** START Given material **

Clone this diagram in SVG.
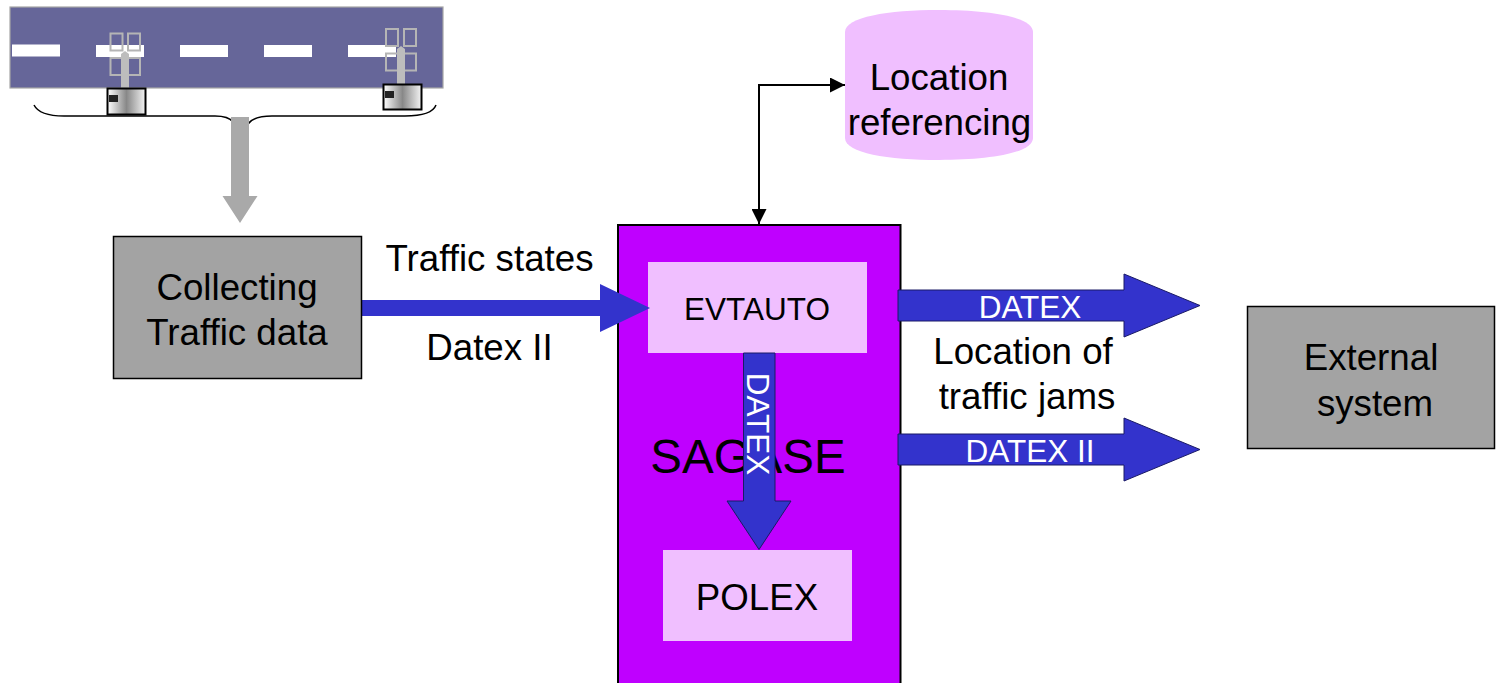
<svg xmlns="http://www.w3.org/2000/svg" width="1497" height="683" viewBox="0 0 1497 683">
<style>
text{font-family:"Liberation Sans",Arial,sans-serif;fill:#000;text-anchor:middle}
.t33{font-size:36.700px}.w{fill:#fff;font-size:31.500px}
.dash{fill:#fff}
.ant{fill:none;stroke:#b5b5b5;stroke-width:2}
.mast{fill:#bdbdbd}
.box{stroke:#000;stroke-width:2;fill:url(#g)}
.grey{fill:#a3a3a3;stroke:#000;stroke-width:1.500}
.pink{fill:#f0bfff}
.blue{fill:#3333cc;stroke:#1a1a66;stroke-width:1}
</style>
<defs>
<linearGradient id="g"><stop offset="0" stop-color="#fff"/><stop offset=".5" stop-color="#888"/><stop offset="1" stop-color="#f4f4f4"/></linearGradient>
<marker id="ah" markerWidth="15" markerHeight="15" refX="15" refY="7.500" orient="auto-start-reverse" markerUnits="userSpaceOnUse"><path d="M0 0L15 7.500L0 15Z" fill="#000"/></marker>
</defs>
<g id="road">
<rect x="10" y="7" width="433" height="81" fill="#666699" stroke="#a6a6a6" stroke-width="1.200"/>
<rect class="dash" x="12" y="44.500" width="48" height="12"/>
<rect class="dash" x="96" y="45" width="48" height="12"/>
<rect class="dash" x="180" y="45" width="48" height="12"/>
<rect class="dash" x="264" y="45" width="48" height="12"/>
<rect class="dash" x="348" y="45" width="48" height="12"/>
</g>
<g id="sensor1">
<rect class="ant" x="110.500" y="33.500" width="12" height="17"/><rect class="ant" x="128" y="33.500" width="12" height="17"/>
<rect class="ant" x="110.500" y="58" width="12" height="17"/><rect class="ant" x="128" y="58" width="12" height="17"/>
<path class="mast" d="M121 88V54L125 51L129 54V88Z"/>
<rect class="box" x="107.500" y="88.500" width="38" height="26"/>
<rect x="109" y="95" width="9" height="7" fill="#222"/>
</g>
<g id="sensor2">
<rect class="ant" x="386" y="29" width="12" height="17"/><rect class="ant" x="404" y="29" width="12" height="17"/>
<rect class="ant" x="386" y="53.500" width="12" height="17"/><rect class="ant" x="404" y="53.500" width="12" height="17"/>
<path class="mast" d="M397 84V49L401 46L405 49V84Z"/>
<rect class="box" x="383.500" y="84.500" width="38" height="25"/>
<rect x="385" y="91" width="9" height="7" fill="#222"/>
</g>
<g id="sagase">
<rect x="618" y="225" width="282.500" height="470" fill="#bf00ff" stroke="#000" stroke-width="2"/>
<text x="748" y="473" style="font-size:47.500px">SAGASE</text>
</g>
<g id="evtauto"><rect class="pink" x="648" y="262" width="219" height="91"/><text x="757" y="320" style="font-size:31.500px">EVTAUTO</text></g>
<g id="polex"><rect class="pink" x="663" y="550" width="189" height="91"/><text x="757" y="610" style="font-size:36.700px">POLEX</text></g>
<g id="connectors">
<path d="M34 105C38 113 50 116 64 116H215C224 116 230 118 233 122M248 124C252 118 262 116 272 116H405C420 116 433 113 436 105" fill="none" stroke="#000" stroke-width="1.500"/>
<path d="M231 117H249V196H257.500L240 223L222.500 196H231Z" fill="#a9a9a9"/>
<path d="M362 300H600V284L650 308L600 332V316H362Z" fill="#3333cc"/>
<path d="M759 224V85H845" fill="none" stroke="#000" stroke-width="2" marker-start="url(#ah)" marker-end="url(#ah)"/>
</g>
<g id="datex-down">
<path class="blue" d="M743.500 353H775V501H791L759 549.500L727 501H743.500Z"/>
<text class="w" transform="translate(747 424) rotate(90)">DATEX</text>
</g>
<g id="datex-1">
<path class="blue" d="M898 290H1124V274L1200 305.500L1124 337V321H898Z"/>
<text class="w" x="1030" y="318">DATEX</text>
</g>
<g id="datex-2">
<path class="blue" d="M898 434H1124V418L1200 449.500L1124 481V465H898Z"/>
<text class="w" x="1030" y="462">DATEX II</text>
</g>
<g id="location">
<path d="M845 32C845 17 888 10 939 10S1033 17 1033 32V138C1033 153 990 160 939 160S845 153 845 138Z" fill="#f0bfff"/>
<text class="t33" x="939" y="90">Location</text><text class="t33" x="939.500" y="135">referencing</text>
</g>
<g id="collecting"><rect class="grey" x="113.500" y="236.500" width="248" height="142"/>
<text class="t33" x="237" y="300">Collecting</text><text class="t33" x="237" y="345">Traffic data</text></g>
<g id="external"><rect class="grey" x="1247.500" y="306.500" width="247" height="142"/>
<text class="t33" x="1371" y="370">External</text><text class="t33" x="1375" y="416">system</text></g>
<g id="labels">
<text class="t33" x="489.500" y="271">Traffic states</text>
<text class="t33" x="489.500" y="360">Datex II</text>
<text class="t33" x="1023" y="364">Location of</text>
<text class="t33" x="1027" y="409">traffic jams</text>
</g>
</svg>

** END Given material **

# Task brief
Except for the pictures, reproduce every line exactly.

# Result for this task
Clone this diagram in SVG.
<svg xmlns="http://www.w3.org/2000/svg" width="1497" height="683" viewBox="0 0 1497 683">
<style>
text{font-family:"Liberation Sans",Arial,sans-serif;fill:#000;text-anchor:middle}
.t33{font-size:36.700px}.w{fill:#fff;font-size:31.500px}
.dash{fill:#fff}
.ant{fill:none;stroke:#b5b5b5;stroke-width:2}
.mast{fill:#bdbdbd}
.box{stroke:#000;stroke-width:2;fill:url(#g)}
.grey{fill:#a3a3a3;stroke:#000;stroke-width:1.500}
.pink{fill:#f0bfff}
.blue{fill:#3333cc;stroke:#1a1a66;stroke-width:1}
</style>
<defs>
<linearGradient id="g"><stop offset="0" stop-color="#fff"/><stop offset=".5" stop-color="#888"/><stop offset="1" stop-color="#f4f4f4"/></linearGradient>
<marker id="ah" markerWidth="15" markerHeight="15" refX="15" refY="7.500" orient="auto-start-reverse" markerUnits="userSpaceOnUse"><path d="M0 0L15 7.500L0 15Z" fill="#000"/></marker>
</defs>
<g id="road">
<rect x="10" y="7" width="433" height="81" fill="#666699" stroke="#a6a6a6" stroke-width="1.200"/>
<rect class="dash" x="12" y="44.500" width="48" height="12"/>
<rect class="dash" x="96" y="45" width="48" height="12"/>
<rect class="dash" x="180" y="45" width="48" height="12"/>
<rect class="dash" x="264" y="45" width="48" height="12"/>
<rect class="dash" x="348" y="45" width="48" height="12"/>
</g>
<g id="sensor1">
<rect class="ant" x="110.500" y="33.500" width="12" height="17"/><rect class="ant" x="128" y="33.500" width="12" height="17"/>
<rect class="ant" x="110.500" y="58" width="12" height="17"/><rect class="ant" x="128" y="58" width="12" height="17"/>
<path class="mast" d="M121 88V54L125 51L129 54V88Z"/>
<rect class="box" x="107.500" y="88.500" width="38" height="26"/>
<rect x="109" y="95" width="9" height="7" fill="#222"/>
</g>
<g id="sensor2">
<rect class="ant" x="386" y="29" width="12" height="17"/><rect class="ant" x="404" y="29" width="12" height="17"/>
<rect class="ant" x="386" y="53.500" width="12" height="17"/><rect class="ant" x="404" y="53.500" width="12" height="17"/>
<path class="mast" d="M397 84V49L401 46L405 49V84Z"/>
<rect class="box" x="383.500" y="84.500" width="38" height="25"/>
<rect x="385" y="91" width="9" height="7" fill="#222"/>
</g>
<g id="sagase">
<rect x="618" y="225" width="282.500" height="470" fill="#bf00ff" stroke="#000" stroke-width="2"/>
<text x="748" y="473" style="font-size:47.500px">SAGASE</text>
</g>
<g id="evtauto"><rect class="pink" x="648" y="262" width="219" height="91"/><text x="757" y="320" style="font-size:31.500px">EVTAUTO</text></g>
<g id="polex"><rect class="pink" x="663" y="550" width="189" height="91"/><text x="757" y="610" style="font-size:36.700px">POLEX</text></g>
<g id="connectors">
<path d="M34 105C38 113 50 116 64 116H215C224 116 230 118 233 122M248 124C252 118 262 116 272 116H405C420 116 433 113 436 105" fill="none" stroke="#000" stroke-width="1.500"/>
<path d="M231 117H249V196H257.500L240 223L222.500 196H231Z" fill="#a9a9a9"/>
<path d="M362 300H600V284L650 308L600 332V316H362Z" fill="#3333cc"/>
<path d="M759 224V85H845" fill="none" stroke="#000" stroke-width="2" marker-start="url(#ah)" marker-end="url(#ah)"/>
</g>
<g id="datex-down">
<path class="blue" d="M743.500 353H775V501H791L759 549.500L727 501H743.500Z"/>
<text class="w" transform="translate(747 424) rotate(90)">DATEX</text>
</g>
<g id="datex-1">
<path class="blue" d="M898 290H1124V274L1200 305.500L1124 337V321H898Z"/>
<text class="w" x="1030" y="318">DATEX</text>
</g>
<g id="datex-2">
<path class="blue" d="M898 434H1124V418L1200 449.500L1124 481V465H898Z"/>
<text class="w" x="1030" y="462">DATEX II</text>
</g>
<g id="location">
<path d="M845 32C845 17 888 10 939 10S1033 17 1033 32V138C1033 153 990 160 939 160S845 153 845 138Z" fill="#f0bfff"/>
<text class="t33" x="939" y="90">Location</text><text class="t33" x="939.500" y="135">referencing</text>
</g>
<g id="collecting"><rect class="grey" x="113.500" y="236.500" width="248" height="142"/>
<text class="t33" x="237" y="300">Collecting</text><text class="t33" x="237" y="345">Traffic data</text></g>
<g id="external"><rect class="grey" x="1247.500" y="306.500" width="247" height="142"/>
<text class="t33" x="1371" y="370">External</text><text class="t33" x="1375" y="416">system</text></g>
<g id="labels">
<text class="t33" x="489.500" y="271">Traffic states</text>
<text class="t33" x="489.500" y="360">Datex II</text>
<text class="t33" x="1023" y="364">Location of</text>
<text class="t33" x="1027" y="409">traffic jams</text>
</g>
</svg>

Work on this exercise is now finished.